++++ INFORMATION SHOWN ++++

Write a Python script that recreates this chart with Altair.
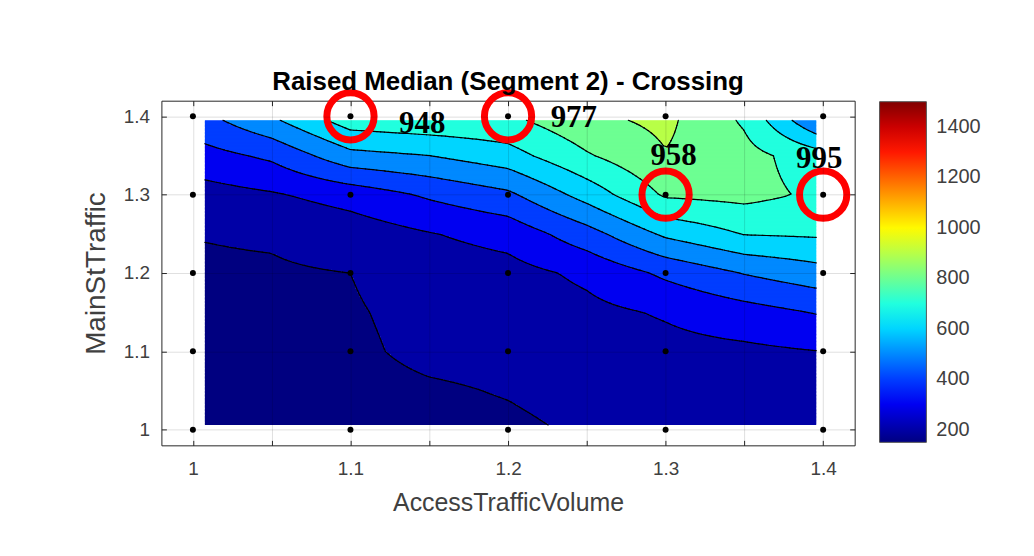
import numpy as np
import pandas as pd
import altair as alt

# ---------------- data ----------------
title_text = "Raised Median (Segment 2) - Crossing"
x_title = "AccessTrafficVolume"
y_title = "MainStTraffic"

# surface values, one list per x column,
# ordered from y = 1.0 (bottom) to y = 1.4 (top)
grid_x = [1.0, 1.05, 1.1, 1.15, 1.2, 1.25, 1.3, 1.35, 1.4]
grid_y = [1.0, 1.05, 1.1, 1.15, 1.2, 1.25, 1.3, 1.35, 1.4]
col_100 = [130, 145, 160, 175, 188, 202, 255, 355, 460]
col_105 = [148, 160, 172, 183, 190, 210, 290, 420, 600]
col_110 = [165, 175, 185, 192, 200, 245, 340, 570, 770]
col_115 = [175, 190, 219, 225, 245, 295, 415, 600, 790]
col_120 = [185, 205, 225, 245, 265, 335, 480, 660, 790]
col_125 = [210, 228, 250, 275, 320, 460, 640, 790, 885]
col_130 = [225, 245, 270, 310, 420, 620, 815, 895, 925]
col_135 = [232, 250, 280, 360, 505, 705, 830, 835, 780]
col_140 = [235, 255, 300, 410, 565, 715, 780, 740, 450]
surface_cols = [col_100, col_105, col_110, col_115, col_120,
                col_125, col_130, col_135, col_140]

fill_x = [1.0076, 1.3956]
fill_y = [1.006, 1.395]
levels = [200, 300, 400, 500, 600, 700, 800, 900]

dot_x = [1.0, 1.1, 1.2, 1.3, 1.4]
dot_y = [1.0, 1.1, 1.2, 1.3, 1.4]

mark_x = [1.1, 1.2, 1.3, 1.4]
mark_y = [1.4, 1.4, 1.3, 1.3]
mark_text = ["948", "977", "958", "995"]

x_ticks = [1.0, 1.05, 1.1, 1.15, 1.2, 1.25, 1.3, 1.35, 1.4]
y_ticks = [1.0, 1.1, 1.2, 1.3, 1.4]
x_domain = [0.98, 1.42]
y_domain = [0.98, 1.42]
cbar_ticks = [200, 400, 600, 800, 1000, 1200, 1400]
cbar_lo, cbar_hi = 150, 1500

# ---------------- surface evaluation (bilinear, like contourf) ----------------
gx = np.array(grid_x)
gy = np.array(grid_y)
Z = np.array(surface_cols, dtype=float).T  # Z[j, i] -> (gy[j], gx[i])


def surf(xq, yq):
    i = np.clip(np.searchsorted(gx, xq, side="right") - 1, 0, len(gx) - 2)
    j = np.clip(np.searchsorted(gy, yq, side="right") - 1, 0, len(gy) - 2)
    tx = (xq - gx[i]) / (gx[i + 1] - gx[i])
    ty = (yq - gy[j]) / (gy[j + 1] - gy[j])
    return (Z[j, i] * (1 - tx) * (1 - ty) + Z[j, i + 1] * tx * (1 - ty)
            + Z[j + 1, i] * (1 - tx) * ty + Z[j + 1, i + 1] * tx * ty)


# filled bands
NX, NY = 300, 220
xe = np.linspace(fill_x[0], fill_x[1], NX + 1)
ye = np.linspace(fill_y[0], fill_y[1], NY + 1)
xc = (xe[:-1] + xe[1:]) / 2
yc = (ye[:-1] + ye[1:]) / 2
XC, YC = np.meshgrid(xc, yc)
V = surf(XC, YC)
B = np.floor(V / 100.0) * 100.0
dyc = ye[1] - ye[0]
fill_rows = []
for j in range(NY):
    top = min(ye[j + 1] + 0.6 * dyc, fill_y[1])
    start = 0
    for i in range(1, NX + 1):
        if i == NX or B[j, i] != B[j, start]:
            fill_rows.append(dict(x=xe[start], x2=xe[i], y=ye[j], y2=top,
                                  band=float(B[j, start])))
            start = i
fill_df = pd.DataFrame(fill_rows)

# contour lines (marching squares)
MX, MY = 160, 120
xn = np.linspace(fill_x[0], fill_x[1], MX + 1)
yn = np.linspace(fill_y[0], fill_y[1], MY + 1)
XN, YN = np.meshgrid(xn, yn)
W = surf(XN, YN)
segs = []
a = W[:-1, :-1]
b = W[:-1, 1:]
c = W[1:, 1:]
d = W[1:, :-1]
mn = np.minimum(np.minimum(a, b), np.minimum(c, d))
mx = np.maximum(np.maximum(a, b), np.maximum(c, d))
for L in levels:
    js, iis = np.nonzero((mn < L) & (mx >= L))
    for j, i in zip(js, iis):
        x0, x1 = xn[i], xn[i + 1]
        y0, y1 = yn[j], yn[j + 1]
        v00, v10, v11, v01 = W[j, i], W[j, i + 1], W[j + 1, i + 1], W[j + 1, i]
        pts = []
        if (v00 < L) != (v10 < L):
            t = (L - v00) / (v10 - v00)
            pts.append((x0 + t * (x1 - x0), y0))
        if (v10 < L) != (v11 < L):
            t = (L - v10) / (v11 - v10)
            pts.append((x1, y0 + t * (y1 - y0)))
        if (v01 < L) != (v11 < L):
            t = (L - v01) / (v11 - v01)
            pts.append((x0 + t * (x1 - x0), y1))
        if (v00 < L) != (v01 < L):
            t = (L - v00) / (v01 - v00)
            pts.append((x0, y0 + t * (y1 - y0)))
        for k in range(0, len(pts) - 1, 2):
            segs.append(dict(x=pts[k][0], y=pts[k][1],
                             x2=pts[k + 1][0], y2=pts[k + 1][1]))
line_df = pd.DataFrame(segs)

dots_df = pd.DataFrame([dict(x=xv, y=yv) for yv in dot_y for xv in dot_x])
marks_df = pd.DataFrame(dict(x=mark_x, y=mark_y, label=mark_text))

# ---------------- styling ----------------
FONT = "Liberation Sans"
AX = "#262626"
LBL = "#404040"
jet_stops = [cbar_lo + f * (cbar_hi - cbar_lo) for f in (0, 0.125, 0.375, 0.625, 0.875, 1.0)]
jet_colors = ["#000080", "#0000ff", "#00ffff", "#ffff00", "#ff0000", "#800000"]
color_scale = alt.Scale(domain=jet_stops, range=jet_colors, interpolate="rgb", clamp=True)

xs = alt.Scale(domain=x_domain, nice=False, zero=False)
ys = alt.Scale(domain=y_domain, nice=False, zero=False)

x_axis_main = alt.Axis(
    values=x_ticks,
    labelExpr="round(datum.value*20) % 2 == 0 ? format(datum.value, '~g') : ''",
    title=x_title, grid=True, gridColor="black", gridOpacity=0.13,
    domain=False, offset=-5, tickSize=5, tickColor=AX,
    labelFont=FONT, labelFontSize=19, labelColor=LBL, labelPadding=14,
    titleFont=FONT, titleFontSize=25, titleFontWeight="normal", titleColor=LBL,
    titlePadding=12, zindex=1,
)
y_axis_main = alt.Axis(
    values=y_ticks, format="~g",
    title=y_title, grid=True, gridColor="black", gridOpacity=0.13,
    domain=False, offset=-5, tickSize=5, tickColor=AX,
    labelFont=FONT, labelFontSize=19, labelColor=LBL, labelPadding=12,
    titleFont=FONT, titleFontSize=28, titleFontWeight="normal", titleColor=LBL,
    titlePadding=13, zindex=1,
)
x_axis_top = alt.Axis(orient="top", values=x_ticks, labels=False, title=None, grid=False,
                      domain=False, offset=-5, tickSize=5, tickColor=AX)
y_axis_right = alt.Axis(orient="right", values=y_ticks, labels=False, title=None, grid=False,
                        domain=False, offset=-5, tickSize=5, tickColor=AX)

fill = alt.Chart(fill_df).mark_rect(strokeWidth=0).encode(
    x=alt.X("x:Q", scale=xs, axis=x_axis_main),
    x2="x2:Q",
    y=alt.Y("y:Q", scale=ys, axis=y_axis_main),
    y2="y2:Q",
    color=alt.Color(
        "band:Q", scale=color_scale,
        legend=alt.Legend(
            type="gradient", direction="vertical", orient="none",
            legendX=721, legendY=1, gradientLength=342, gradientThickness=47,
            values=cbar_ticks, format="d", title=None, labelFont=FONT, labelFontSize=20,
            labelColor=LBL, labelOffset=10, labelOverlap=False, padding=0,
            gradientStrokeColor="#555555", gradientStrokeWidth=1,
        ),
    ),
)

lines = alt.Chart(line_df).mark_rule(color="black", strokeWidth=1.2, strokeCap="round").encode(
    x=alt.X("x:Q", scale=xs, axis=None), x2="x2:Q",
    y=alt.Y("y:Q", scale=ys, axis=None), y2="y2:Q",
)

dots = alt.Chart(dots_df).mark_point(shape="circle", filled=True, color="black", size=36, opacity=1).encode(
    x=alt.X("x:Q", scale=xs, axis=x_axis_top),
    y=alt.Y("y:Q", scale=ys, axis=y_axis_right),
)

rings = alt.Chart(marks_df).mark_point(shape="circle", filled=False, color="#ff0000",
                                       size=2250, strokeWidth=7, opacity=1).encode(
    x=alt.X("x:Q", scale=xs, axis=None),
    y=alt.Y("y:Q", scale=ys, axis=None),
)

label_offsets = [(72, 8), (66, 2), (8, -39), (-4, -36)]
texts = []
for k, (ddx, ddy) in enumerate(label_offsets):
    texts.append(
        alt.Chart(marks_df.iloc[[k]]).mark_text(
            font="Liberation Serif", fontWeight="bold", fontSize=31, color="black",
            dx=ddx, dy=ddy, align="center", baseline="middle",
        ).encode(
            x=alt.X("x:Q", scale=xs, axis=None),
            y=alt.Y("y:Q", scale=ys, axis=None),
            text="label:N",
        )
    )

chart = alt.layer(fill, lines, dots, rings, *texts).resolve_axis(
    x="independent", y="independent"
).properties(
    width=696, height=346,
    title=alt.TitleParams(title_text, font=FONT, fontSize=26, fontWeight="bold",
                          color="black", anchor="middle", offset=-16),
    autosize=alt.AutoSizeParams(type="none"),
    padding={"left": 154, "top": 92, "right": 172, "bottom": 102},
).configure(
    background="white",
    view=alt.ViewConfig(stroke=AX, strokeWidth=1),
)

chart.save("out.html", embed_options={"renderer": "svg", "actions": False})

++++

Make an exact copy of the lines from the top of the material through the line with "1] * tx * ty)", pictures excluded.

Write a Python script that recreates this chart with Altair.
import numpy as np
import pandas as pd
import altair as alt

# ---------------- data ----------------
title_text = "Raised Median (Segment 2) - Crossing"
x_title = "AccessTrafficVolume"
y_title = "MainStTraffic"

# surface values, one list per x column,
# ordered from y = 1.0 (bottom) to y = 1.4 (top)
grid_x = [1.0, 1.05, 1.1, 1.15, 1.2, 1.25, 1.3, 1.35, 1.4]
grid_y = [1.0, 1.05, 1.1, 1.15, 1.2, 1.25, 1.3, 1.35, 1.4]
col_100 = [130, 145, 160, 175, 188, 202, 255, 355, 460]
col_105 = [148, 160, 172, 183, 190, 210, 290, 420, 600]
col_110 = [165, 175, 185, 192, 200, 245, 340, 570, 770]
col_115 = [175, 190, 219, 225, 245, 295, 415, 600, 790]
col_120 = [185, 205, 225, 245, 265, 335, 480, 660, 790]
col_125 = [210, 228, 250, 275, 320, 460, 640, 790, 885]
col_130 = [225, 245, 270, 310, 420, 620, 815, 895, 925]
col_135 = [232, 250, 280, 360, 505, 705, 830, 835, 780]
col_140 = [235, 255, 300, 410, 565, 715, 780, 740, 450]
surface_cols = [col_100, col_105, col_110, col_115, col_120,
                col_125, col_130, col_135, col_140]

fill_x = [1.0076, 1.3956]
fill_y = [1.006, 1.395]
levels = [200, 300, 400, 500, 600, 700, 800, 900]

dot_x = [1.0, 1.1, 1.2, 1.3, 1.4]
dot_y = [1.0, 1.1, 1.2, 1.3, 1.4]

mark_x = [1.1, 1.2, 1.3, 1.4]
mark_y = [1.4, 1.4, 1.3, 1.3]
mark_text = ["948", "977", "958", "995"]

x_ticks = [1.0, 1.05, 1.1, 1.15, 1.2, 1.25, 1.3, 1.35, 1.4]
y_ticks = [1.0, 1.1, 1.2, 1.3, 1.4]
x_domain = [0.98, 1.42]
y_domain = [0.98, 1.42]
cbar_ticks = [200, 400, 600, 800, 1000, 1200, 1400]
cbar_lo, cbar_hi = 150, 1500

# ---------------- surface evaluation (bilinear, like contourf) ----------------
gx = np.array(grid_x)
gy = np.array(grid_y)
Z = np.array(surface_cols, dtype=float).T  # Z[j, i] -> (gy[j], gx[i])


def surf(xq, yq):
    i = np.clip(np.searchsorted(gx, xq, side="right") - 1, 0, len(gx) - 2)
    j = np.clip(np.searchsorted(gy, yq, side="right") - 1, 0, len(gy) - 2)
    tx = (xq - gx[i]) / (gx[i + 1] - gx[i])
    ty = (yq - gy[j]) / (gy[j + 1] - gy[j])
    return (Z[j, i] * (1 - tx) * (1 - ty) + Z[j, i + 1] * tx * (1 - ty)
            + Z[j + 1, i] * (1 - tx) * ty + Z[j + 1, i + 1] * tx * ty)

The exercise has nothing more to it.